── DATA EXTRACT
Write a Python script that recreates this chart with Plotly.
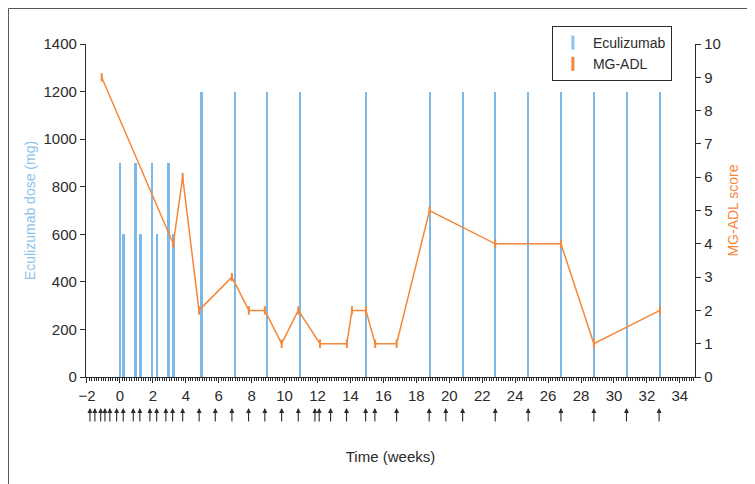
import plotly.graph_objects as go

# ---- data ----
ecu_weeks = [0, 0.22, 0.95, 1.23, 1.94, 2.25, 2.96, 3.24, 4.96, 6.98, 8.93,
             10.93, 14.94, 18.82, 20.83, 22.77, 24.77, 26.78, 28.78, 30.78, 32.79]
ecu_dose = [900, 600, 900, 600, 900, 600, 900, 600, 1200, 1200, 1200,
            1200, 1200, 1200, 1200, 1200, 1200, 1200, 1200, 1200, 1200]

mg_weeks = [-1.11, 3.24, 3.81, 4.8, 6.8, 7.83, 8.8, 9.82, 10.83, 12.15,
            13.78, 14.09, 14.94, 15.5, 16.8, 18.8, 22.79, 26.78, 28.78, 32.79]
mg_score = [9, 4, 6, 2, 3, 2, 2, 1, 2, 1, 1, 2, 2, 1, 1, 5, 4, 4, 1, 2]

arrow_weeks = [-1.82, -1.52, -1.17, -0.91, -0.61, -0.2, 0.2, 0.81, 1.21, 1.82,
               2.23, 2.79, 3.2, 3.81, 4.81, 5.79, 6.8, 7.81, 8.8, 9.82, 10.83,
               11.84, 12.1, 12.79, 13.76, 14.92, 15.48, 16.8, 18.78, 19.79,
               20.81, 22.79, 24.79, 26.78, 28.78, 30.76, 32.74]

x_ticks = list(range(-2, 35, 2))

BLUE = "#7DB9E8"
BLUE_T = "#8DC3EC"
ORANGE = "#F5873A"
DARK = "#2b2b2b"
FONT = "Liberation Sans, Arial, sans-serif"

fig = go.Figure()

fig.add_trace(go.Bar(x=ecu_weeks, y=ecu_dose, width=0.16, marker=dict(color=BLUE, line=dict(width=0)),
                     name="Eculizumab", showlegend=False, yaxis="y"))
fig.add_trace(go.Scatter(x=mg_weeks, y=mg_score, mode="lines+markers", yaxis="y2",
                         line=dict(color=ORANGE, width=1.5),
                         marker=dict(symbol="line-ns", size=6, line=dict(color=ORANGE, width=2)),
                         name="MG-ADL", showlegend=False))
# legend entries (vertical bar symbols)
fig.add_trace(go.Scatter(x=[None], y=[None], mode="markers", name="Eculizumab",
                         marker=dict(symbol="line-ns", size=10, line=dict(color=BLUE_T, width=3))))
fig.add_trace(go.Scatter(x=[None], y=[None], mode="markers", name="MG-ADL", yaxis="y2",
                         marker=dict(symbol="line-ns", size=10, line=dict(color=ORANGE, width=3))))

annotations = []
for t in arrow_weeks:
    annotations.append(dict(x=t, xref="x", y=-0.093, yref="paper", text="", showarrow=True,
                            ax=0, ay=15, axref="pixel", ayref="pixel", arrowhead=2, arrowsize=0.9,
                            arrowwidth=1.1, arrowcolor=DARK, standoff=0, startstandoff=0))

# page is shown with an 8px body offset; the figure is sized to fit that
shapes = [
    dict(type="line", xref="paper", yref="paper", x0=-0.1273, x1=1.2, y0=1.1066, y1=1.1066,
         line=dict(color="#555", width=1)),
    dict(type="line", xref="paper", yref="paper", x0=-0.1273, x1=-0.1273, y0=-0.4, y1=1.1066,
         line=dict(color="#555", width=1)),
]

fig.update_layout(
    width=747, height=476,
    margin=dict(l=78, r=60, t=36, b=107, autoexpand=False),
    paper_bgcolor="white", plot_bgcolor="white",
    font=dict(family=FONT, size=15, color=DARK),
    bargap=0,
    showlegend=True,
    legend=dict(x=0.765, y=1.054, xanchor="left", yanchor="top", bordercolor=DARK, borderwidth=1,
                bgcolor="white", font=dict(size=14, family=FONT, color=DARK),
                tracegroupgap=0, itemwidth=30),
    xaxis=dict(range=[-2.06, 34.92], tickmode="array", tickvals=x_ticks, automargin=False,
               showgrid=False, zeroline=False, showline=True, linecolor=DARK, linewidth=1.3,
               ticks="outside", ticklen=5, tickwidth=1.2, tickcolor=DARK,
               minor=dict(dtick=1/7, tick0=0, ticks="outside", ticklen=2.5, tickwidth=0.8, tickcolor=DARK),
               tickfont=dict(size=15, family=FONT),
               title=dict(text="Time (weeks)", font=dict(size=15, family=FONT), standoff=48)),
    yaxis=dict(range=[0, 1400], dtick=200, showgrid=False, zeroline=False, showline=True, automargin=False,
               linecolor=DARK, linewidth=1.3, ticks="outside", ticklen=5, tickwidth=1.2, tickcolor=DARK,
               tickfont=dict(size=15, family=FONT),
               title=dict(text="Eculizumab dose (mg)", font=dict(size=14, color=BLUE_T, family=FONT), standoff=4)),
    yaxis2=dict(range=[0, 10], dtick=1, overlaying="y", side="right", showgrid=False, zeroline=False,
                automargin=False,
                showline=True, linecolor=DARK, linewidth=1.3, ticks="outside", ticklen=5, tickwidth=1.2,
                tickcolor=DARK, tickfont=dict(size=15, family=FONT),
                title=dict(text="MG-ADL score", font=dict(size=14, color=ORANGE, family=FONT), standoff=8)),
    annotations=annotations,
    shapes=shapes,
)

fig.write_html("out.html")
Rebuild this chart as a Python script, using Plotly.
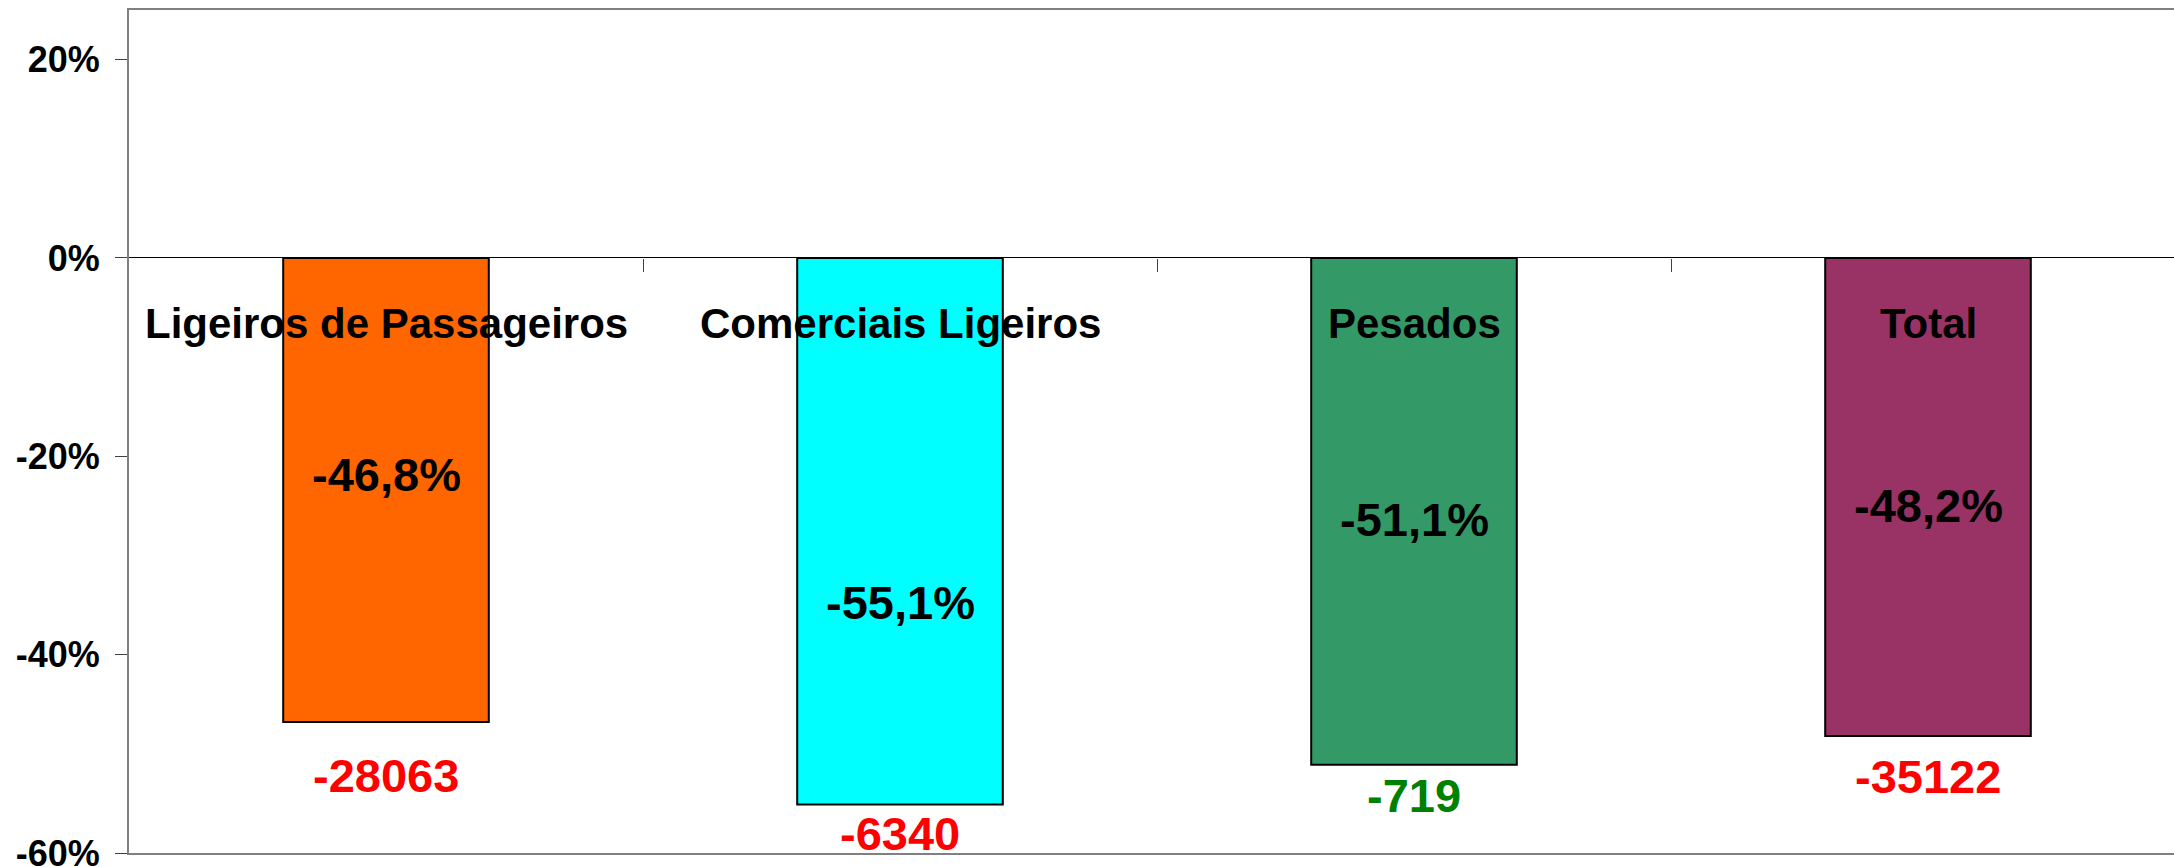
────
*REQUIRED WORK*.
Sift the material for lines with the string "chart". Copy each one found.

*EXERCISE ANSWER*.
Write a Python script that recreates this chart with Plotly.
Rebuild this chart as a Python script, using Plotly.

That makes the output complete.